| Lesson 4 | First normal form |
| Objective | Explain the requirements for first normal form. |
What 1NF means: Each row–column intersection holds a single, indivisible value; there are no repeating groups. A stable key uniquely identifies each row. These rules keep data consistent and make queries predictable.
Why you care: Designs that violate 1NF are hard to search, update, and validate. Values get crammed into one cell (lists, CSVs), or columns get cloned to simulate “more of the same thing” (Author1, Author2, …). Normalization fixes this without losing information.
| Book | ||||||||
| BookID | ISBN | Title | Author1 | Author2 | Date | Pages | Publisher | City |
| 1 | 978-0321765723 | The Lord of the Rings | J.R.R. Tolkien | Glenn Gould | 1954 | 1216 | Allen Unwin | London |
| 2 | 978-0743273565 | The Hitchhiker's Guide to the Galaxy | Douglas Adams | Byron Janis | 1979 | 224 | Pan Books | London |
Thing1, Thing2, … to store multiple values).Identify a primary key so each row is unique. Atomicity + no repeating groups + a clear key give you 1NF.
A repeating group occurs when a single row can hold multiple values for the same attribute (e.g., multiple authors, multiple phone numbers). In ER terms, it corresponds to a multivalued attribute. The fix is to represent each value as a separate row in a related table.
When lists live in cells, you lose referential integrity and searchability. Consider the employee table below with children’s names and birthdates stored as comma-separated lists.
| EmpNum | First Name | Last Name | Child Names | Child Birthdates |
| 1001 | Jane | Doe | Mary, Sam | 1/9/02, 5/15/04 |
| 1002 | John | Doe | Lisa, David | 1/9/00, 5/15/01 |
| 1003 | Jane | Smith | John, Pat, Lee, Mary | 10/5/04, 10/12/00, 6/6/2006, 8/21/04 |
| 1004 | John | Smith | Michael | 7/4/06 |
| 1005 | Jane | Jones | Edward, Martha | 10/21/05, 10/15/99 |
Solution: eliminate repeating groups by moving them to a related table keyed by the parent entity.
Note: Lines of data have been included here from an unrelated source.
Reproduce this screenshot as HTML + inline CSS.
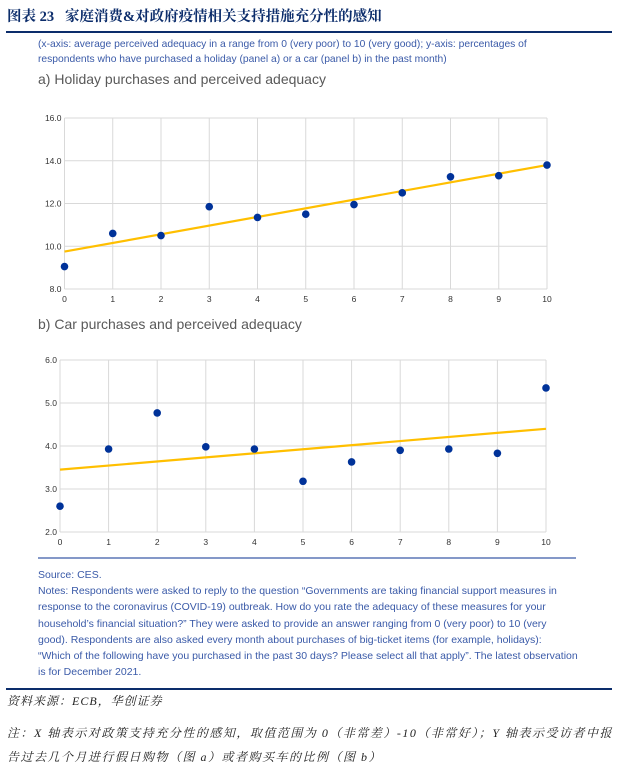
<!DOCTYPE html>
<html><head><meta charset="utf-8"><style>
body{margin:0;width:623px;height:773px;background:#fff;position:relative;overflow:hidden;font-family:"Liberation Sans","Noto Sans CJK SC",sans-serif}
.abs{position:absolute;white-space:nowrap}
.blue{color:#3a5aa8}
</style></head><body>
<div class="abs" style="left:7px;top:5px;font-family:'Liberation Serif','Noto Serif CJK SC',serif;font-weight:bold;font-size:14.5px;color:#0c2d6b">图表 23&nbsp;&nbsp;&nbsp;家庭消费&amp;对政府疫情相关支持措施充分性的感知</div>
<div class="abs" style="left:6px;top:31px;width:606px;height:2px;background:#0c2d6b"></div>
<div class="abs blue" style="left:38px;top:38px;font-size:10.3px;line-height:14.5px">(x-axis: average perceived adequacy in a range from 0 (very poor) to 10 (very good); y-axis: percentages of<br>respondents who have purchased a holiday (panel a) or a car (panel b) in the past month)</div>
<div class="abs" style="left:38px;top:71px;font-size:14px;color:#595959">a) Holiday purchases and perceived adequacy</div>
<div class="abs" style="left:38px;top:316px;font-size:14px;color:#595959">b) Car purchases and perceived adequacy</div>
<svg class="abs" style="left:0;top:0" width="623" height="773">
<g id="ca"></g><g id="cb"></g>
<line x1="38" y1="558" x2="576" y2="558" stroke="#3a5aa8" stroke-width="1.2"/>
<line x1="6" y1="689" x2="612" y2="689" stroke="#0c2d6b" stroke-width="2"/>
</svg>
<div class="abs blue" style="left:38px;top:567px;font-size:10.5px;line-height:16.2px">Source: CES.<br>Notes: Respondents were asked to reply to the question “Governments are taking financial support measures in<br>response to the coronavirus (COVID-19) outbreak. How do you rate the adequacy of these measures for your<br>household’s financial situation?” They were asked to provide an answer ranging from 0 (very poor) to 10 (very<br>good). Respondents are also asked every month about purchases of big-ticket items (for example, holidays):<br>“Which of the following have you purchased in the past 30 days? Please select all that apply”. The latest observation<br>is for December 2021.</div>
<div class="abs" style="left:7px;top:692px;font-size:12px;letter-spacing:1px;font-style:italic;color:#222;font-family:'Liberation Serif','Noto Serif CJK SC',serif">资料来源：ECB，华创证券</div>
<div class="abs" style="left:7px;top:721px;font-size:12px;letter-spacing:1.5px;line-height:24px;font-style:italic;color:#222;font-family:'Liberation Serif','Noto Serif CJK SC',serif">注：X 轴表示对政策支持充分性的感知，取值范围为 0（非常差）-10（非常好）；Y 轴表示受访者中报<br>告过去几个月进行假日购物（图 a）或者购买车的比例（图 b）</div>
<script>
const xCats=[0,1,2,3,4,5,6,7,8,9,10];
const holidayVals=[9.05,10.6,10.5,11.85,11.35,11.5,11.95,12.5,13.25,13.3,13.8];
const holidayTrend=[9.75,13.8];
const holidayTicks=[8,10,12,14,16];
const carVals=[2.6,3.93,4.77,3.98,3.93,3.18,3.63,3.9,3.93,3.83,5.35];
const carTrend=[3.45,4.4];
const carTicks=[2,3,4,5,6];
const NS='http://www.w3.org/2000/svg';
function mk(g,tag,attrs){const e=document.createElementNS(NS,tag);for(const k in attrs)e.setAttribute(k,attrs[k]);g.appendChild(e);return e;}
function draw(id,vals,trend,ticks,L,R,T,B,name){
  const g=document.getElementById(id);
  const ymin=ticks[0],ymax=ticks[ticks.length-1];
  const xs=v=>L+(v-xCats[0])/(xCats[xCats.length-1]-xCats[0])*(R-L);
  const ys=v=>B-(v-ymin)/(ymax-ymin)*(B-T);
  ticks.forEach(t=>{
    const l=mk(g,'line',{x1:L,x2:R,y1:ys(t),y2:ys(t),stroke:'#d9d9d9','stroke-width':1});
    
    
    const tx=mk(g,'text',{x:L-3,y:ys(t)+3,'text-anchor':'end','font-size':8.5,fill:'#333','font-family':'Liberation Sans'});
    tx.textContent=t.toFixed(1);
    
    
  });
  xCats.forEach(c=>{
    const l=mk(g,'line',{x1:xs(c),x2:xs(c),y1:T,y2:B,stroke:'#d9d9d9','stroke-width':1});
    
    
    const tx=mk(g,'text',{x:xs(c),y:B+13,'text-anchor':'middle','font-size':8.5,fill:'#333','font-family':'Liberation Sans'});
    tx.textContent=c;
    
    
  });
  const tl=mk(g,'line',{x1:xs(xCats[0]),x2:xs(xCats[xCats.length-1]),y1:ys(trend[0]),y2:ys(trend[1]),stroke:'#ffbf00','stroke-width':2.2});
  
  
  vals.forEach((v,i)=>{
    const c=mk(g,'circle',{cx:xs(xCats[i]),cy:ys(v),r:3.8,fill:'#003299'});
    
    
  });
}
draw('ca',holidayVals,holidayTrend,holidayTicks,64.5,547,118,289,'holiday');
draw('cb',carVals,carTrend,carTicks,60,546,360,532,'car');
</script>
</body></html>
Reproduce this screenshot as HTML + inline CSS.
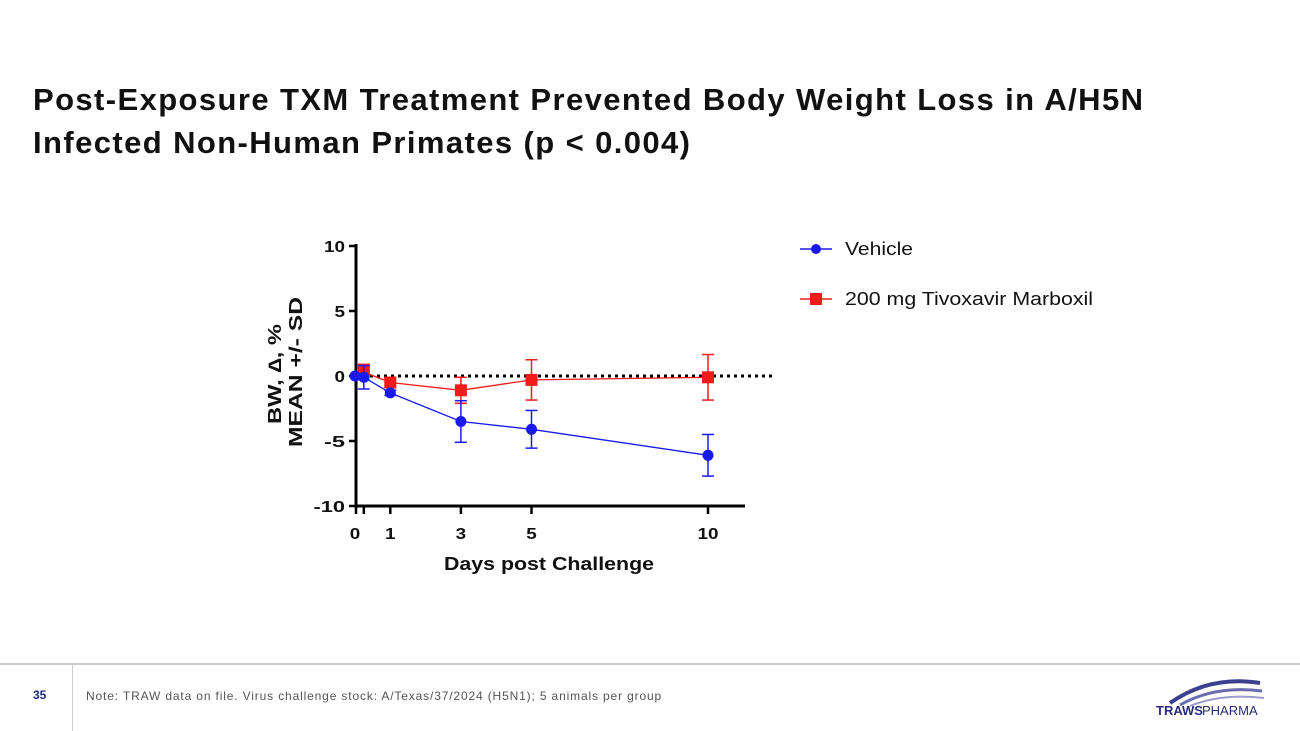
<!DOCTYPE html>
<html><head><meta charset="utf-8"><style>
body{margin:0;width:1300px;height:731px;background:#fff;position:relative;overflow:hidden;font-family:"Liberation Sans",sans-serif}
#title{position:absolute;left:33px;top:78px;font-size:31px;font-weight:bold;color:#111;line-height:43px;letter-spacing:1.4px;white-space:nowrap}
#footer-line{position:absolute;left:0;top:663px;width:1300px;height:2px;background:#ccc}
#vsep{position:absolute;left:72px;top:665px;width:1px;height:66px;background:#ccc}
#pagenum{position:absolute;left:33px;top:688px;font-size:12px;font-weight:bold;color:#1f2a7a}
#note{position:absolute;left:86px;top:689px;font-size:12px;color:#555;letter-spacing:0.85px;white-space:nowrap}
#logo{position:absolute;left:1150px;top:675px}
</style></head><body>
<div id="title">Post-Exposure TXM Treatment Prevented Body Weight Loss in A/H5N<br>Infected Non-Human Primates (p &lt; 0.004)</div>
<svg id="chart" width="1300" height="731" style="position:absolute;left:0;top:0"></svg>
<div id="footer-line"></div>
<div id="vsep"></div>
<div id="pagenum">35</div>
<div id="note">Note: TRAW data on file. Virus challenge stock: A/Texas/37/2024 (H5N1); 5 animals per group</div>
<svg id="logo" width="120" height="45">
<path d="M20 28 Q60 0 110 8" stroke="#3d3f8f" stroke-width="4" fill="none"/>
<path d="M30 30 Q65 10 112 16" stroke="#6a6cb0" stroke-width="3" fill="none"/>
<path d="M40 31 Q72 18 114 23" stroke="#9a9cd0" stroke-width="2" fill="none"/>
<text x="6" y="40" font-size="13" font-weight="bold" fill="#2a2c7a" font-family="Liberation Sans,sans-serif">TRAWS</text>
<text x="52" y="40" font-size="13" fill="#2a2c7a" font-family="Liberation Sans,sans-serif">PHARMA</text>
</svg>
<script>
const days=[0,0.25,1,3,5,10];
const vehicleMean=[0,-0.1,-1.3,-3.5,-4.1,-6.1];
const vehicleSD=[0,0.9,0.2,1.6,1.45,1.6];
const txmDays=[0.25,1,3,5,10];
const txmMean=[0.3,-0.5,-1.1,-0.3,-0.1];
const txmSD=[0.6,0.3,1.0,1.55,1.75];
const xTicks=[0,1,3,5,10];
const yTicks=[10,5,0,-5,-10];
const NS='http://www.w3.org/2000/svg';
const svg=document.getElementById('chart');
const X=d=>355+35.3*d, Y=v=>376-13*v;
function el(t,a,name){const e=document.createElementNS(NS,t);for(const k in a)e.setAttribute(k,a[k]);


svg.appendChild(e);return e;}
function txt(s,a,name){const e=el('text',Object.assign({'font-family':'Liberation Sans,sans-serif','font-weight':'bold','font-size':16,fill:'#111',lengthAdjust:'spacingAndGlyphs'},a),name);e.textContent=s;return e;}
el('line',{x1:356,y1:244,x2:356,y2:508,stroke:'#000','stroke-width':3},'y-axis');
el('line',{x1:355,y1:506,x2:745,y2:506,stroke:'#000','stroke-width':3},'x-axis');
yTicks.forEach(v=>{el('line',{x1:349,y1:Y(v),x2:356,y2:Y(v),stroke:'#000','stroke-width':2.5},'y-tick');
const s=String(v);txt(s,{x:345,y:Y(v)+6,'text-anchor':'end',textLength:s.length*10.5},'y-tick-label');});
xTicks.concat([0.25]).forEach(d=>{el('line',{x1:X(d)+(d===0?1:0),y1:506,x2:X(d)+(d===0?1:0),y2:514,stroke:'#000','stroke-width':2.5},'x-tick');});
xTicks.forEach(d=>{const s=String(d);txt(s,{x:X(d),y:539,'text-anchor':'middle',textLength:s.length*10.5},'x-tick-label');});
txt('Days post Challenge',{x:444,y:570,'font-size':18,textLength:210},'x-axis-title');
txt('BW, \u2206, %',{x:0,y:0,'font-size':18,textLength:100,transform:'translate(281,424) rotate(-90)'},'y-axis-title');
txt('MEAN +/- SD',{x:0,y:0,'font-size':18,textLength:150,transform:'translate(302,447) rotate(-90)'},'y-axis-title-2');
el('line',{x1:356,y1:376,x2:775,y2:376,stroke:'#000','stroke-width':3,'stroke-dasharray':'3,4'},'zero-reference-line');
function series(ds,m,sd,col,shape,name){
 el('polyline',{points:ds.map((d,i)=>X(d)+','+Y(m[i])).join(' '),fill:'none',stroke:col,'stroke-width':1.3},name+'-line');
 ds.forEach((d,i)=>{if(sd[i]>0){const x=X(d);
  el('line',{x1:x,y1:Y(m[i]+sd[i]),x2:x,y2:Y(m[i]-sd[i]),stroke:col,'stroke-width':1.5},name+'-error-bar');
  [m[i]+sd[i],m[i]-sd[i]].forEach(v=>el('line',{x1:x-6,y1:Y(v),x2:x+6,y2:Y(v),stroke:col,'stroke-width':1.5},name+'-error-cap'));}
  if(shape==='c')el('circle',{cx:X(d),cy:Y(m[i]),r:5.5,fill:col},name+'-point');
  else el('rect',{x:X(d)-6,y:Y(m[i])-6,width:12,height:12,fill:col},name+'-point');});
}
series(txmDays,txmMean,txmSD,'#f21b1b','s','txm');
series(days,vehicleMean,vehicleSD,'#1a1aee','c','vehicle');
el('line',{x1:800,y1:249,x2:832,y2:249,stroke:'#1a1aee','stroke-width':1.5},'legend-vehicle-line');
el('circle',{cx:816,cy:249,r:5,fill:'#1a1aee'},'legend-vehicle-marker');
txt('Vehicle',{x:845,y:255,'font-weight':'normal','font-size':18,textLength:68},'legend-vehicle-label');
el('line',{x1:800,y1:299,x2:832,y2:299,stroke:'#f21b1b','stroke-width':1.5},'legend-txm-line');
el('rect',{x:810,y:293,width:12,height:12,fill:'#f21b1b'},'legend-txm-marker');
txt('200 mg Tivoxavir Marboxil',{x:845,y:305,'font-weight':'normal','font-size':18,textLength:248},'legend-txm-label');
</script>
</body></html>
The schema below replaces Author1/Author2 with a proper relationship. It preserves all facts, supports any number of authors, and allows ordering.
-- Entities
CREATE TABLE Book(
BookID INT PRIMARY KEY,
ISBN VARCHAR(20) UNIQUE,
Title VARCHAR(255),
PublishedYear INT,
Pages INT,
Publisher VARCHAR(120),
City VARCHAR(120)
);
CREATE TABLE Author(
AuthorID INT PRIMARY KEY,
AuthorName VARCHAR(200)
);
-- Relationship (1 book : many authors), preserves author order
CREATE TABLE BookAuthor(
BookID INT NOT NULL,
AuthorID INT NOT NULL,
AuthorOrder INT NOT NULL,
PRIMARY KEY(BookID, AuthorID),
FOREIGN KEY(BookID) REFERENCES Book(BookID),
FOREIGN KEY(AuthorID) REFERENCES Author(AuthorID)
);
-- Example: querying authors in the intended order
SELECT b.Title, a.AuthorName
FROM Book b
JOIN BookAuthor ba ON ba.BookID = b.BookID
JOIN Author a ON a.AuthorID = ba.AuthorID
ORDER BY b.BookID, ba.AuthorOrder;
Replace comma-separated values with one row per child:
CREATE TABLE Employee(
EmpNum INT PRIMARY KEY,
FirstName VARCHAR(80),
LastName VARCHAR(80)
);
CREATE TABLE EmployeeChild(
EmpNum INT NOT NULL,
ChildName VARCHAR(120) NOT NULL,
BirthDate DATE NOT NULL,
PRIMARY KEY(EmpNum, ChildName),
FOREIGN KEY(EmpNum) REFERENCES Employee(EmpNum)
);
-- Now filtering is simple and indexable:
SELECT e.EmpNum, e.FirstName, e.LastName, c.ChildName, c.BirthDate
FROM Employee e
JOIN EmployeeChild c ON c.EmpNum = e.EmpNum
WHERE c.BirthDate < DATE '2005-01-01';
With 1NF satisfied, review 2NF (remove partial dependencies on composite keys) and 3NF (remove transitive dependencies among non-keys). This progression eliminates common anomalies while preserving information.